To make a disaster, you need a perfect storm of mistakes. A single mistake is insufficient, but a stack of sub-obtimal configuration choices stacked together will give you rampant failure and poor network quality. For today’s mistake we have massive and erratic packet duplication leading to random drops. We checked for STP loops, but eventually found it was caused by a combination of:
- A large VLAN in a data center with different IP ranges on the same physical subnet. Not a problem, you would think.
- Unicast flooding in the switch: a design feature.
- Packet forwarding of a single machine (acting as a router). Also a feature.

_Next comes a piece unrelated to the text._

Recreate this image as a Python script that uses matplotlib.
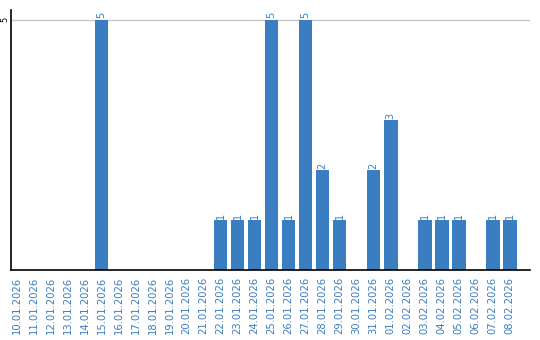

- Packet bridging on that same machine (acting as a bridge). Also a feature.
When a switch wants to send a packet, it sends it to the port where the MAC address was last seen from. If the MAC address has not recently been seen, or has just timed out of the CAM table (which maps MAC addresses to ports), then it has two choices:
- Drop the packet
- Broadcast the packet
Broadcasting is the smart choice, and is known as unicast flooding. Generally the packet solicits a reply, so the flooding is temporary.
In today’s disaster, the packet bridging implementation seems to rely on switching the network card into promiscuous mode. Now what happens when a unicast flooding packet is received for a subnet that the machine does not know about:
- Because the network interface card is in promiscuous mode to pick up bridged traffic, the packet is not dropped.
- Since the destination of the packet is not local, it is considered for routing.
- The machine happens to have a route to the destination so it retransmits the packet to the gateway – the switch again.
- The packet is received by the switch for routing, and it figures out that it must send it to a particular MAC address … for which it still does not have an entry in its CAM table.
- The switch does unicast flooding in the hope of getting the packet to its destination.
- After about 20 retransmissions, a packet is dropped, and things go quiet. If you’re lucky (ha ha) the recipient machine manages to transmit a reply, and the CAM table is updated. Unicast flooding stops, and the duplication stops, until the next crazy packet hits the system.
The “router” system which delivered this kind of behaviour to us is some kind of Microsoft windows box running some kind of virtualisation software – maybe hyper-v or worse. It has been unplugged, and will return with a firewall protecting it from the big nasty switch, or with some other fixes.
To detect this condition, you need to look for an abundance of unicast packets. You can do the following on an otherwise quiet box (that’s what the “port not 22” is about) and look for duplicates:
# tcpdump -i eth0 port not 22 and not multicast -c 100 -en tcpdump: verbose output suppressed, use -v or -vv for full protocol decode listening on eth0, link-type EN10MB (Ethernet), capture size 96 bytes 10:10:00.990296 1c:17:d3:xx:xx:c2 > 00:21:5e:xx:xx:e5, ethertype IPv4 (0x0800), length 98: xxx.xx.xx7.118 > xxx.xx.x0.40: ICMP echo reply, id 40490, seq 8510, length 64 10:10:00.990573 1c:17:d3:xx:xx:c2 > 00:21:5e:xx:xx:e5, ethertype IPv4 (0x0800), length 98: xxx.xx.xx7.118 > xxx.xx.x0.40: ICMP echo reply, id 40490, seq 8510, length 64 ...and a lot more duplicates than that...
Fixing it was a matter of removing the most culpable element of the chain (anything running Microsoft).